In diplomatic cables obtained by WikiLeaks and seen by Reuters, then U.S. Ambassador to Montenegro Rod Moore described the country as corrupt right through. "Few countries in Europe have as bad a reputation for fighting corruption as Montenegro," he said in a September 2009 cable. "Egregious weaknesses include extensive cronyism and nepotism, weak controls over conflicts of interest, perceived legal impunity for individuals linked to the ruling parties, and the failure of the judicial system to effectively and consistently punish corrupt officials."
Krgovic's emphasis on professional standards stood out -- and is why, he says, he was dismissed last October. Six months on and angered by what happened to him, he has agreed to speak out.
"We are going backwards at the central bank. We are putting the administration under political control," he said. "If you want to attract foreign investors, you need equal treatment. That was my goal."
The government has not said why it sacked him, though the move came as part of a broad restructuring of the central bank. Last year, Igor Luksic, then the finance minister and now the prime minister, ushered in a new law to govern central banking.
Krgovic says he simply angered key players, in particular those connected with one of the country's biggest banks -- and fears he could still suffer consequences.
"They have many ways to influence if I want to stay in Montenegro and work here," he said. "It will be very difficult."

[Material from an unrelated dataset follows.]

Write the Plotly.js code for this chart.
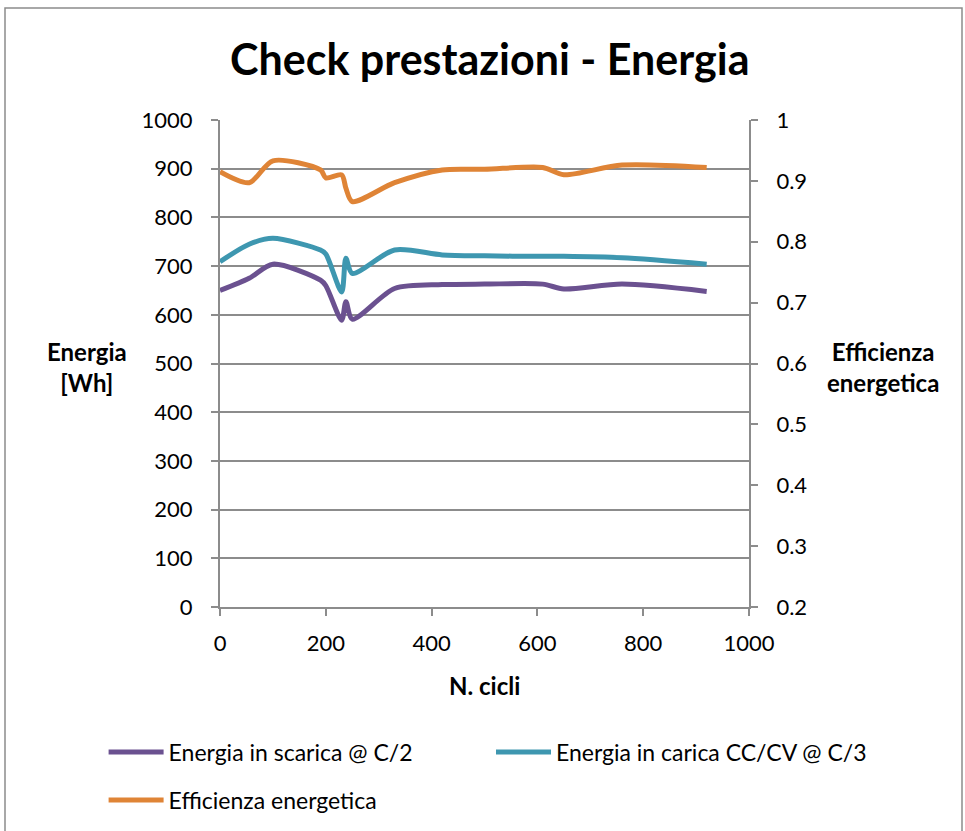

As the country toils to meet the criteria for European Union membership, Krgovic's case -- he calls it a "public war" -- shows just how hard it is to purge corruption and conflict of interest where it has taken hold. Tiny Montenegro may not matter in the big economic picture, but as a symbol of what ails the Balkans and other parts of eastern Europe, it's hard to beat.
"Corruption benefits a small elite but it poisons the well of democracy, sucks the life out of a society that is trying to build a strong and vibrant country...and ruins its chances of joining the EU any time soon," said one EU diplomat in Brussels.